- DVD cover
- Based on: Copenhagen by Michael Frayn
- Screenplay by: Howard Davies
- Directed by: Howard Davies
- Starring: Francesca Annis Daniel Craig Stephen Rea
- Theme music composer: Dominic Muldowney
- Country of origin: United Kingdom
- Original language: English

Production
- Executive producer: Simon Curtis
- Producers: Megan Callaway Richard Fell
- Cinematography: Ian Wilson
- Editor: Kevin Lester
- Running time: 90 minutes
- Production companies: BBC KCET

Original release
- Release: 26 September 2002

= Copenhagen (2002 film) =

2002 British television film directed by Howard Davies

Copenhagen is a 2002 British television drama film written and directed by Howard Davies, and starring Daniel Craig, Stephen Rea, and Francesca Annis.
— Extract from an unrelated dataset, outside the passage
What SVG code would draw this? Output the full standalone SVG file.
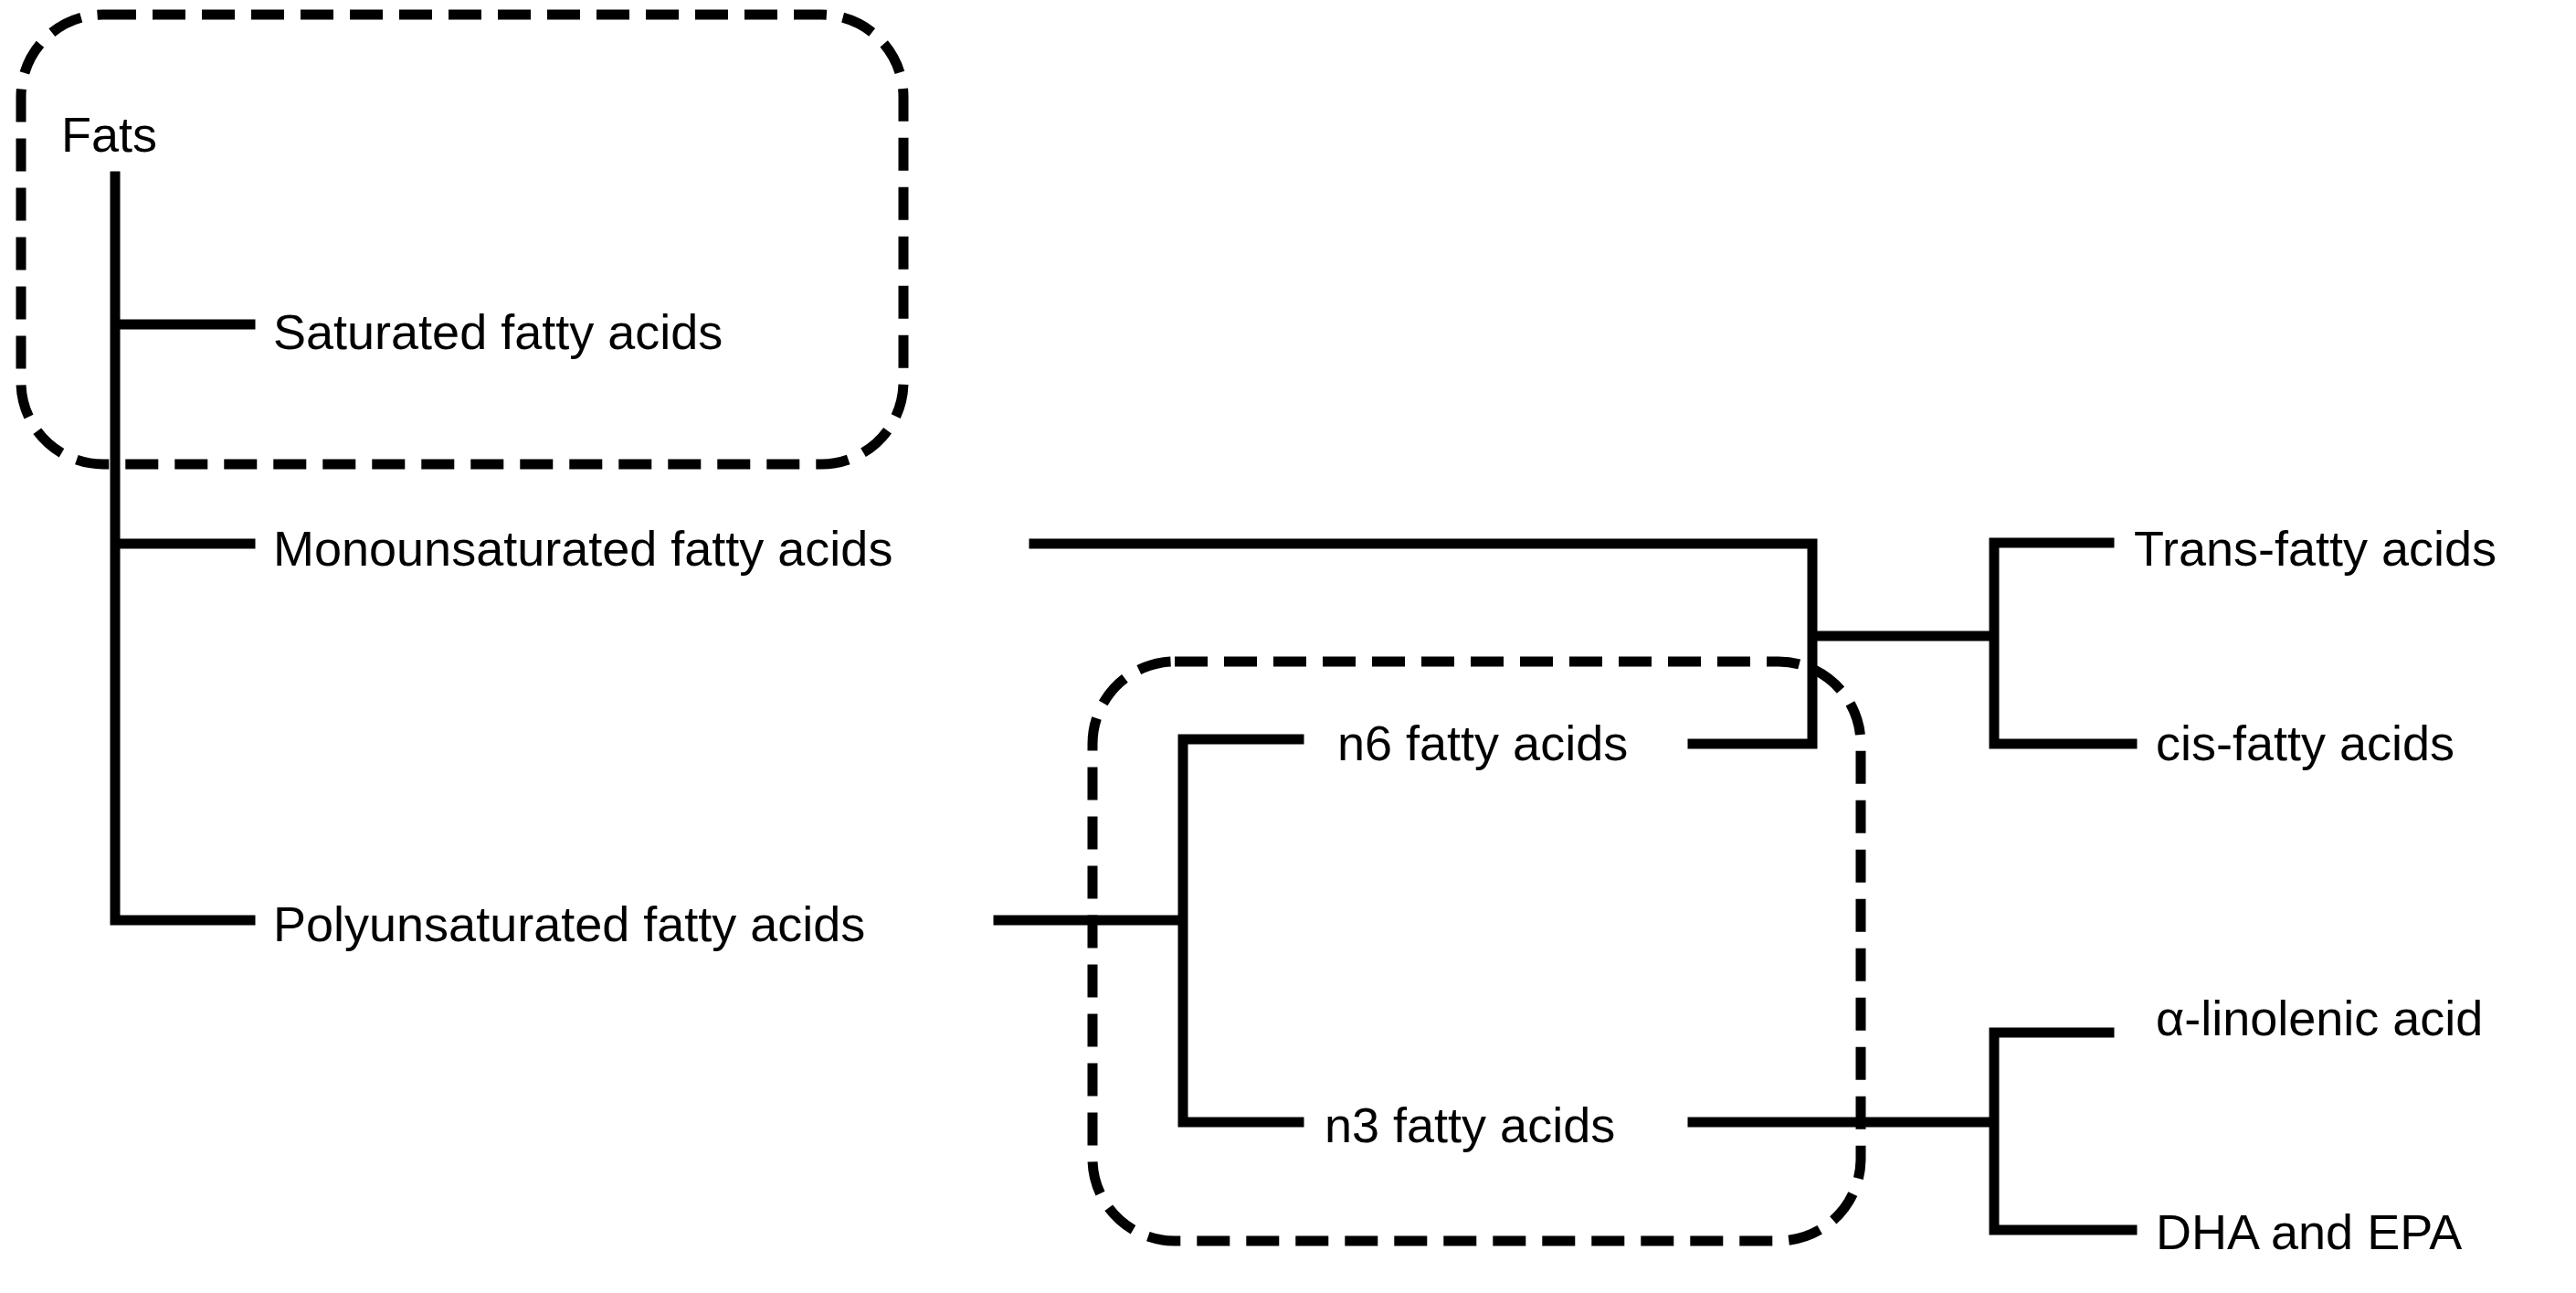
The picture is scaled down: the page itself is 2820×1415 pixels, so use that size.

It is based on Michael Frayn's 1998 Tony Award-winning three-character play of the same name.

==Synopsis==
The story concerns a meeting between the physicists Niels Bohr and Werner Heisenberg in Copenhagen in 1941 to discuss their work and past friendship, and also revolves around Heisenberg's role in the German atomic bomb program during World War II.

==Cast==
- Stephen Rea as Niels Bohr
- Daniel Craig as Werner Heisenberg
- Francesca Annis as Margrethe Bohr

==Production==
The film was produced by BBC Fictionlab for BBC Four, in association with KCET.

==Release==
The film was first broadcast on BBC Four on 26 September 2002, preceded by a prologue with Frayn, and followed by an epilogue by physicist Michio Kaku and a documentary on the historical events. It was broadcast in the United States on PBS (the Public Broadcasting Service) as part of the series Hollywood Presents.